Arkadaşım biraz sıkı olduğu için önce "Bu et helal mi?" diye sordu. Aslında sormak istediği helal kesim mi? Ama dönerci eleman, helal kesim ne biliyor mu bilmiyorum, dönerde domuz var mı diye soruyoruz falan sandı sanırım, epey gurur yaptı. Değil lan değil ben de Arap değil Japon'um zaten burada tadında cevaplar verdi, atar yaptı bildiğin. Ben dedim arkadaşa Suşi yemeye gidelim diye. Bu sefer de "He canım suşi yiyin bu tavuk haram suşi değil zaten he." gibi bir cevap verdi. "Oğlum görmüyonuz mu lan tavuk yemekleri hep." diye üstteki menüyü gösterdi. Böyle komik bir enstantene yaşadık. Sonra nerelisiniz napıyorsunuz falan diye kısa bir muhabbetle tavuk döner + ayranımızı aldık. Amerikalı arkadaş yemeğe bakıp "oğlum burada yiyecek var la" diyip yemeği (daha doğrusu salatalı kısmı) yarım bıraktı. Biz obür Türkler olarak sildik süpürdük tabakları tabii, sonra Amerikalı, Erasmusçu arkadaşa dönüp "Nası bitirdin la öyle, enerji nereye gitti???" diye sordu kahkaha atarak, çünkü Erasmusçu arkadaş epey sıskaydı. 

Bir tane yer altı müzesine girdik. Ortaçağda şehrin girişiymiş. 


Bizimkiler burayı da es geçmemişler:


Şehrin ortasındaki bu kilise de pek güzel diyeceğim de, ne yalan söyleyeyim Kosice'den sonra gittiğim şehirlerde daha güzellerini gördüm. Yine de bu küçük şehir için epey heybetli.



Bir de şöyle bir çapel var:



Buradan sonra şehri gezmeyi bırakıp şu havaalanının oradaki havacılık müzesine gidelim dedik. (Arkadaşım havacılık okuyordu onun ilgisi vardı.) Gittik.

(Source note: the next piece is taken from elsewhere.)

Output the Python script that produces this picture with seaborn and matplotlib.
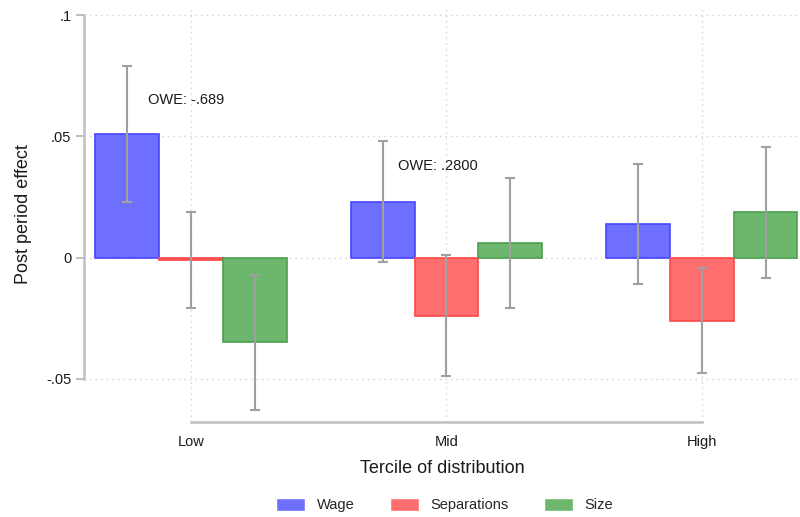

Bir sürü uçak ve helikopterle fotoğraf çekindik :) Giriş ücretsizdi ve içeride epey malzeme vardı. Normal uçakların dışında Da Vinci'nin kullandığı gibi değişik aletler de vardı.

Bir sürü uçak fotoğrafı var ama hangisi değerli veya çekmeye değerdi bilmiyorum, göze hoş gelenleri çektim ben, arkadaşım havacılık okuyordu bu yüzden onun ilgisini çekiyordu. Birkaç fotoğraf (çok da bir şey çekmedim):









Pikaçu:



Raichu:




Kosice güneşli güzel bir günde gidip çeşmenin başında simit yenilecek, aynı zamanda her Slovak şehri gibi "Avrupa'da ucuza eğlenilebilecek" bir şehir (imiş, biz eğlenemeyip akşam olmadan trenle geri döndük). Budapeşte'den gidiş 4 saatmiş.